Dear Editors,
Brent Sasley exhibited harsh anti-Israeli bias in his article, “Key takeaways from the Israeli election” (April 12th). He stigmatized all of Israel’s many conservative parties as “racist,” “far-right,” “hard line,” “hawkish,” “illiberal,” “extremist” or “less extremist.” In his mind, there was not a single tolerable feature among them.
Then he dumped a false stereotype on Israel’s youth, saying, “Young voters are more right-leaning and have grown up occupying the Palestinians, so a message of withdrawal and concessions is meaningless to them.”

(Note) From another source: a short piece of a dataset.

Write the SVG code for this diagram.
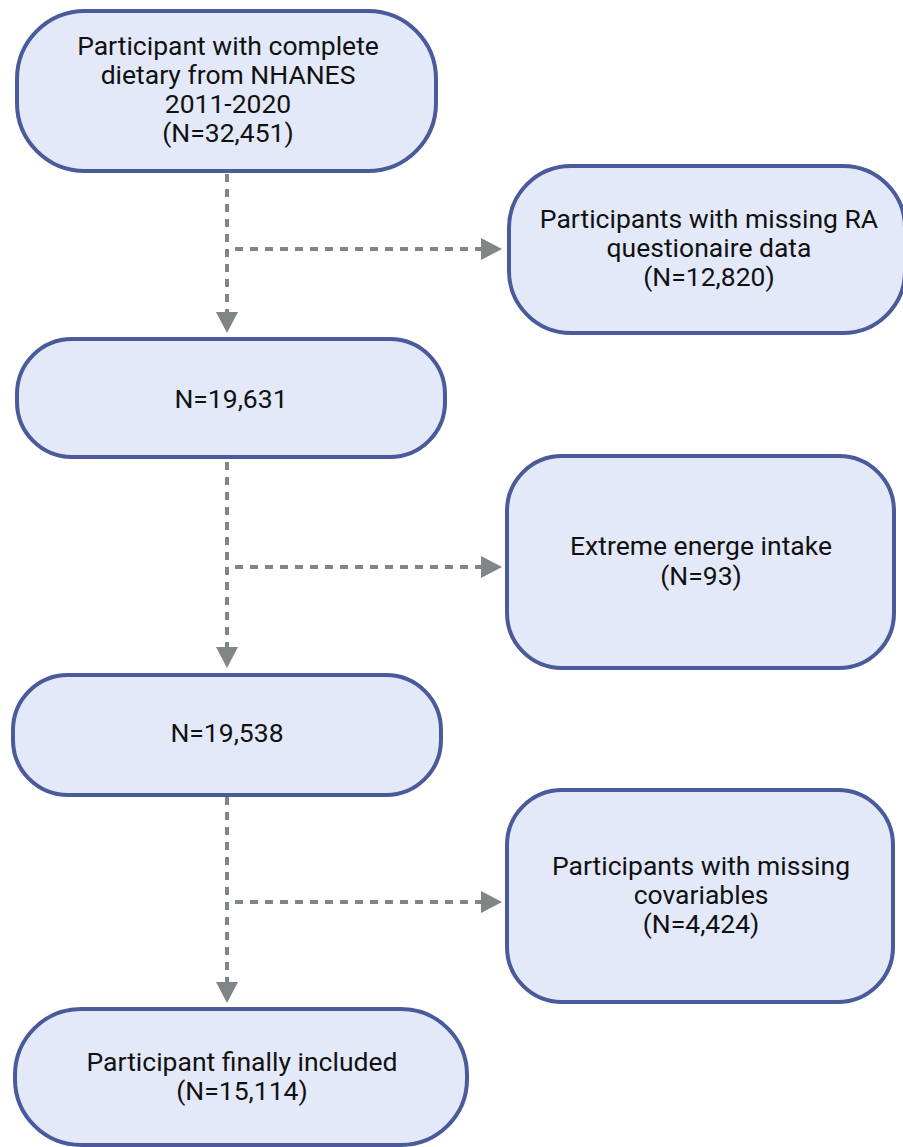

Actually, young Israeli voters left the occupation behind. All those born during or after the 1990’s, when Israel and the Palestinians signed the Oslo Accords, grew up in an age when 90% of Palestinians acquired self-rule for the first time ever, when Palestinians gained control over significant portions of the disputed territories, when Israel withdrew entirely from the Gaza Strip, and when Israel’s military administration over all the disputed areas was authorized by Palestinian consent. In short, Israeli youth experienced a transition from occupation to historic withdrawals and concessions.
The reason Israeli youth lean right is because the Palestinians never honored their end of the Oslo bargain. The Palestinians agreed to stop their terrorism and demilitarize. But they exploited their newfound political power and territorial control to escalate their terrorist attacks.
I wonder if Mr. Sasley has kids and how they would vote if plagued by terrorism from an enemy that promised peace.